Brammertz arrived on his first visit to Belgrade since taking office in
January, to prod Serbian leaders to arrest the remaining four fugitives
wanted by the Hague tribunal.

But the talks were marred by Haradinaj's acquittal earlier this month for
lack of evidence.

Serbian leaders claim they have no knowledge of where the fugitives may be
hiding and Tadic said Serbia was doing everything possible to bring them to
justice.

"Apart from a moral obligation, it is also an obligation towards
international and domestic laws," Tadic said.

Kostunica demanded that the tribunal should investigate reports that
soldiers from the Kosovo Liberation Army (KLA) trafficked human organs
removed from kidnapped Serb civilians during the Kosovo rebellion, who were
allegedly left to die.

The allegation were recently published in Brammertz's predecessor,Carla Del
Ponte's autobiographical book, 'The Hunt'.

Brammertz said the Hague tribunal hasn't found evidence to launch an
investigation, pointing out that it was up to Kosovo and Albanian
authorities to investigate the alleged organ thefts, which reportedly took
place on their territory.

The arrest of the remaining four fugitives, including wartime Bosnian Serb
leader Radovan Karadzic and his general Ratko Mladic, was of a "critical
importance" for Serbia's advances towards European Union membership, he
said.

The EU has made Serbia's entry to the bloc conditional on its full
cooperation with the ICTY and the arrest of all fugitives.

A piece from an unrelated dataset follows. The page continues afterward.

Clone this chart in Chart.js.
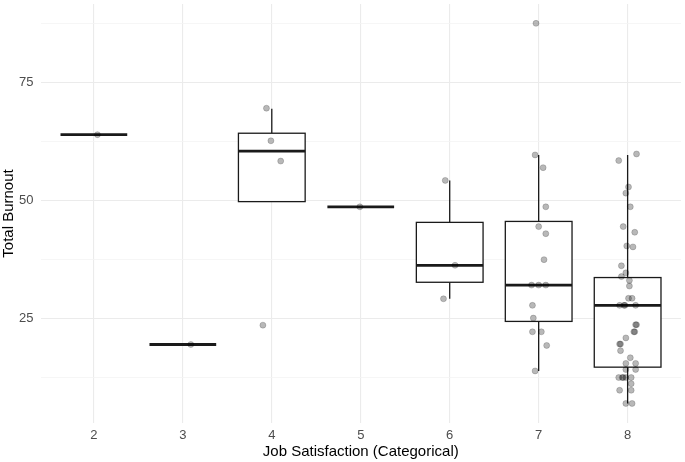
<!DOCTYPE html>
<html>
<head>
<meta charset="utf-8">
<script src="https://cdn.jsdelivr.net/npm/chart.js@4"></script>
<style>
  body { margin: 0; background: #fff; }
  #wrap { width: 685px; height: 462px; }
</style>
</head>
<body>
<div id="wrap"><canvas id="boxChart" width="685" height="462"></canvas></div>
<script>
// Kategorien (Job Satisfaction)
const groups = [2, 3, 4, 5, 6, 7, 8];

// Boxplot-Kennwerte
const whiskerLow  = [63.9, 19.4, 49.7, 48.6, 29.1, 13.8, 6.9];
const q1          = [63.9, 19.4, 49.7, 48.6, 32.6, 24.3, 14.6];
const medians     = [63.9, 19.4, 60.4, 48.6, 36.2, 32.0, 27.7];
const q3          = [63.9, 19.4, 64.2, 48.6, 45.3, 45.5, 33.6];
const whiskerHigh = [63.9, 19.4, 69.4, 48.6, 54.2, 59.6, 59.6];

// Einzelpunkte (gejittert in x)
const pointX = [
  2.04,
  3.09,
  3.94, 3.99, 4.10, 3.90,
  4.99,
  5.95, 6.06, 5.93,
  6.97, 6.96, 7.05, 7.08, 7.00, 7.08, 7.06, 6.92, 7.00, 7.08, 6.93, 6.94, 6.93, 7.03, 7.09, 6.96,
  8.10, 7.90, 8.01, 7.98, 8.03, 7.95, 8.08, 7.99, 8.06, 7.93, 7.98, 7.93, 8.02, 8.02, 8.01, 8.05,
  7.91, 7.96, 7.97, 8.09, 8.10, 8.09, 8.08, 8.07, 7.98, 7.91, 7.92, 7.92, 8.03, 7.98, 8.09,
  7.98, 8.09, 7.90, 7.94, 7.95, 7.98, 8.04, 8.04, 7.91, 8.04, 7.98, 8.05
];
const pointY = [
  63.9,
  19.4,
  69.5, 62.6, 58.3, 23.5,
  48.6,
  54.2, 36.2, 29.1,
  87.5, 59.6, 56.9, 48.6, 44.4, 42.9, 37.4, 32.0, 32.0, 32.0, 27.7, 25.0, 22.1, 22.1, 19.2, 13.8,
  59.8, 58.4, 52.8, 51.5, 48.6, 44.4, 43.2, 40.3, 40.1, 36.1, 34.6, 33.8, 33.0, 31.8, 29.2, 29.2,
  27.7, 27.7, 27.7, 27.7, 23.6, 23.6, 22.1, 22.1, 20.8, 19.5, 19.5, 18.1, 16.6, 15.4, 15.4,
  14.1, 14.1, 12.4, 12.4, 12.4, 12.4, 12.4, 11.1, 9.7, 9.7, 6.9, 6.9
];

const yTicks = [12.5, 25, 37.5, 50, 62.5, 75, 87.5];

// Boxen zeichnen (vor den Punkten)
const boxPlugin = {
  id: "boxes",
  beforeDatasetsDraw(chart) {
    const ctx = chart.ctx;
    const xs = chart.scales.x;
    const ys = chart.scales.y;
    const half = 0.375;
    ctx.save();
    ctx.strokeStyle = "#1a1a1a";
    for (let i = 0; i < groups.length; i++) {
      const xc = xs.getPixelForValue(groups[i]);
      const xl = xs.getPixelForValue(groups[i] - half);
      const xr = xs.getPixelForValue(groups[i] + half);
      const yq1 = ys.getPixelForValue(q1[i]);
      const yq3 = ys.getPixelForValue(q3[i]);
      // Whisker
      ctx.lineWidth = 1.3;
      ctx.beginPath();
      ctx.moveTo(xc, ys.getPixelForValue(whiskerHigh[i]));
      ctx.lineTo(xc, yq3);
      ctx.moveTo(xc, yq1);
      ctx.lineTo(xc, ys.getPixelForValue(whiskerLow[i]));
      ctx.stroke();
      // Box
      if (q3[i] > q1[i]) {
        ctx.fillStyle = "#ffffff";
        ctx.fillRect(xl, yq3, xr - xl, yq1 - yq3);
        ctx.strokeRect(xl, yq3, xr - xl, yq1 - yq3);
      }
      // Median
      ctx.lineWidth = 2.8;
      ctx.beginPath();
      const ym = ys.getPixelForValue(medians[i]);
      ctx.moveTo(xl, ym);
      ctx.lineTo(xr, ym);
      ctx.stroke();
    }
    ctx.restore();
  }
};

const canvas = document.getElementById("boxChart");
new Chart(canvas.getContext("2d"), {
  type: "scatter",
  data: {
    datasets: [{
      label: "Total Burnout",
      data: pointX.map((x, i) => ({ x: x, y: pointY[i] })),
      backgroundColor: "rgba(0, 0, 0, 0.28)",
      borderColor: "rgba(0, 0, 0, 0.18)",
      borderWidth: 1,
      pointRadius: 3,
      pointHoverRadius: 3,
    }]
  },
  options: {
    responsive: false,
    animation: false,
    devicePixelRatio: 1,
    layout: { padding: { top: 2, right: 2, bottom: 0, left: 0 } },
    plugins: { legend: { display: false }, tooltip: { enabled: false } },
    scales: {
      x: {
        type: "linear",
        min: 1.4,
        max: 8.6,
        afterBuildTicks: (s) => { s.ticks = groups.map(v => ({ value: v })); },
        afterFit: (s) => { s.height = 39; s.paddingLeft = 0; s.paddingRight = 0; },
        grid: { color: "#ebebeb", lineWidth: 1.1, drawTicks: false },
        border: { display: false },
        ticks: { color: "#4d4d4d", font: { family: "Liberation Sans", size: 13 }, padding: 5 },
        title: {
          display: true,
          text: "Job Satisfaction (Categorical)",
          color: "#000",
          font: { family: "Liberation Sans", size: 15 },
          padding: { top: 0, bottom: 1 },
        },
      },
      y: {
        min: 2.76,
        max: 91.6,
        afterBuildTicks: (s) => { s.ticks = yTicks.map(v => ({ value: v })); },
        afterFit: (s) => { s.width = 40.5; s.paddingTop = 0; s.paddingBottom = 0; },
        grid: {
          color: (c) => (c.tick && c.tick.value % 25 === 0) ? "#ebebeb" : "#f4f4f4",
          lineWidth: (c) => (c.tick && c.tick.value % 25 === 0) ? 1.1 : 0.8,
          drawTicks: false,
        },
        border: { display: false },
        ticks: {
          color: "#4d4d4d",
          font: { family: "Liberation Sans", size: 13 },
          padding: 7,
          callback: (v) => (v % 25 === 0 ? v : ""),
        },
        title: {
          display: true,
          text: "Total Burnout",
          color: "#000",
          font: { family: "Liberation Sans", size: 15 },
          padding: { top: 0, bottom: 0 },
        },
      }
    }
  },
  plugins: [boxPlugin],
});
</script>
</body>
</html>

Since it was founded by the United Nations Security Council in 1993, the
ICTY has indicted 161 persons, mostly Serbs, and more than fifty have been
sentenced to over 700 years in jail.

Serbian leaders told Brammertz Haradinaj's acquittal has turned the public
against the tribunal and would make more difficult their endeavors to bring
the fugitive war crimes suspects to justice.